Strength and microstructure of cemented paste backfill modified with nano-silica particles and cured under non-isothermal conditions

A series of mechanical and microstructural tests and monitoring experiments are performed on different cemented paste backfill (CPB) specimens made with different types of tailings (silica tailings, gold tailings) to investigate the effects of adding nano-silica (SiO2) particles on the strength and microstructure (pore structure, mineralogical composition) of CPB cured under isothermal and non-isothermal conditions that simulate the field thermal curing conditions of CPB structures. The results show that the CPB with nano-SiO2 (NS-CPB) has a higher strength and finer pore structure than the control samples for all curing times and in all test conditions. Nano-SiO2 particles are effective in increasing the UCS of CPB in isothermal room conditions and non-isothermal field curing conditions. The increase in mechanical performance is higher when CPB is cured under non-isothermal conditions. Most of the increase in strength of the NS-CPB occurs at the early ages (3 days) of curing.

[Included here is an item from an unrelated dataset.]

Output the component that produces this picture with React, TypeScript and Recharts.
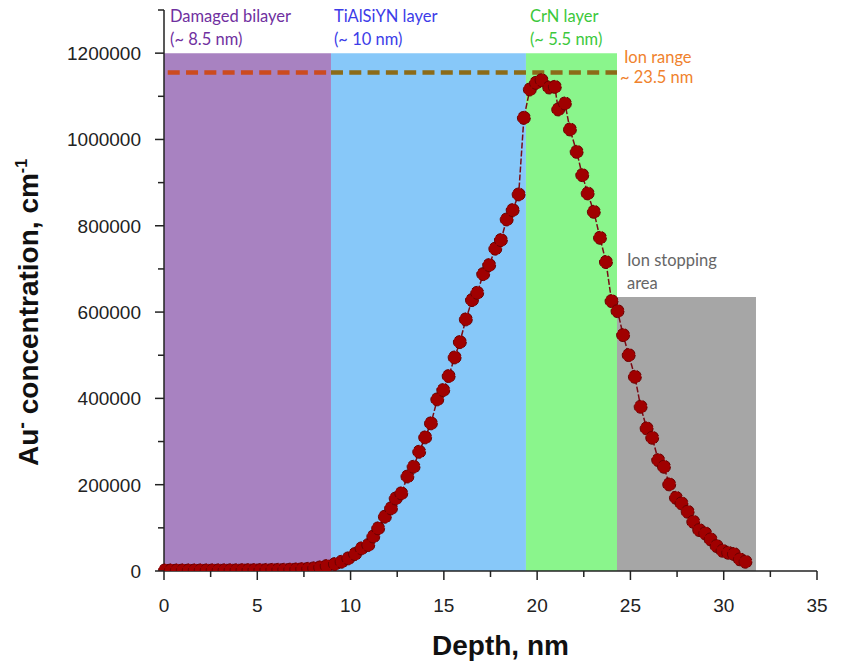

The reason for the improvement in the mechanical strength is due to increase in binder hydration and the filler effect of the nanomaterial, which are in agreement with the results from microstructural analyses and electrical con-ductivity (EC) measurements. It is also found that the increase in temperature due to field thermal curing conditions greatly affect the strengthening properties of nano-SiO2. The NS-induced pozzolanic reactions are much more sensitive to higher temperatures compared to Portland cement hydration. The strengthening prop-erties of the nano SiO2 are affected by the sulphate content in the tailings due to sulphate attacks (inhibition of cement hydration by sulphate ions), as less CH is available for pozzolanic reactions and C-S-H production. The findings presented in this manuscript will help to provide a better understanding of the behaviour of CPB and design a more cost-effective CPB modified with nano SiO2 particles.